Q2. When a carpet is beaten with a stick, dust comes out of it. Explain.
Explanation:Due to inertia, when the carpet is beaten with a stick, it starts to move, but the dust particles on it tend to remain at rest. Because the dust does not immediately follow the motion of the carpet, it loses contact with the carpet and comes off its surface.
Q3. Why is it advised to tie any luggage kept on the roof of a bus with a rope?

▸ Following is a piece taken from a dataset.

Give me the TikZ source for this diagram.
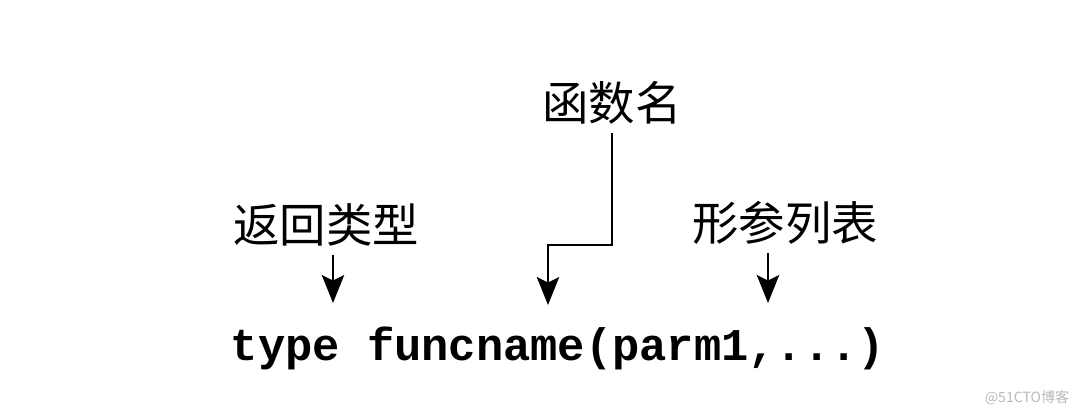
\documentclass[tikz,border=0pt]{standalone}
\usepackage{fontspec}
\newfontfamily\cjk{Noto Sans CJK SC}
\newfontfamily\codefont{Liberation Mono}
\usetikzlibrary{arrows.meta}

\begin{document}
\begin{tikzpicture}[
      x=0.025cm,y=-0.025cm,
      lbl/.style={font=\cjk\fontsize{33}{36}\selectfont,inner sep=0pt},
      arr/.style={-{Stealth[length=0.7cm,width=0.56cm,inset=0.14cm]},
                  line width=1.6pt,shorten <=6pt}]
    \useasboundingbox (0,0) rectangle (1080,415);
    % labels
    \node[lbl] (fn)  at (612,103) {函数名};
    \node[lbl] (ret) at (326,225) {返回类型};
    \node[lbl] (par) at (785,223) {形参列表};
    \node[font=\codefont\bfseries\fontsize{32.3}{36}\selectfont,
          anchor=base,inner sep=0pt] (code) at (558,360)
      {type funcname(parm1,...)};
    % arrow ends just above the code
    \coordinate (tret) at (333,303);
    \coordinate (tfn)  at (548,305);
    \coordinate (tpar) at (768,303);
    \draw[arr] (tret |- ret.south) -- (tret);
    \draw[arr] (tpar |- par.south) -- (tpar);
    \draw[arr] (fn.south) -- (fn.south |- 0,245) -| (tfn);
    \node[font=\cjk\fontsize{10}{12}\selectfont,text=black!28,
          inner sep=0pt] (mark) at (1027,398) {@51CTO博客};
  \end{tikzpicture}
\end{document}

Explanation:It is advised to tie any luggage kept on the roof of a bus with a rope because if the bus starts moving suddenly or the driver applies the brakes, the bus will change its motion, but the luggage will tend to resist this change due to inertia, which may cause it to fall off the roof.
Q4. A batsman hits a cricket ball, which then rolls on a level ground. After covering a short
distance, the
ball comes to rest. The ball slows to a stop because
(a) The batsman did not hit the ball hard enough.
(b) Velocity is proportional to the force exerted on the ball.
(c) There is a force on the ball opposing the motion.
(d) There is no unbalanced force on the ball, so the ball would want to come to rest.
(c) There is a force on the ball opposing the motion.\(\quad\Rightarrow\quad\color{blue} Correct\)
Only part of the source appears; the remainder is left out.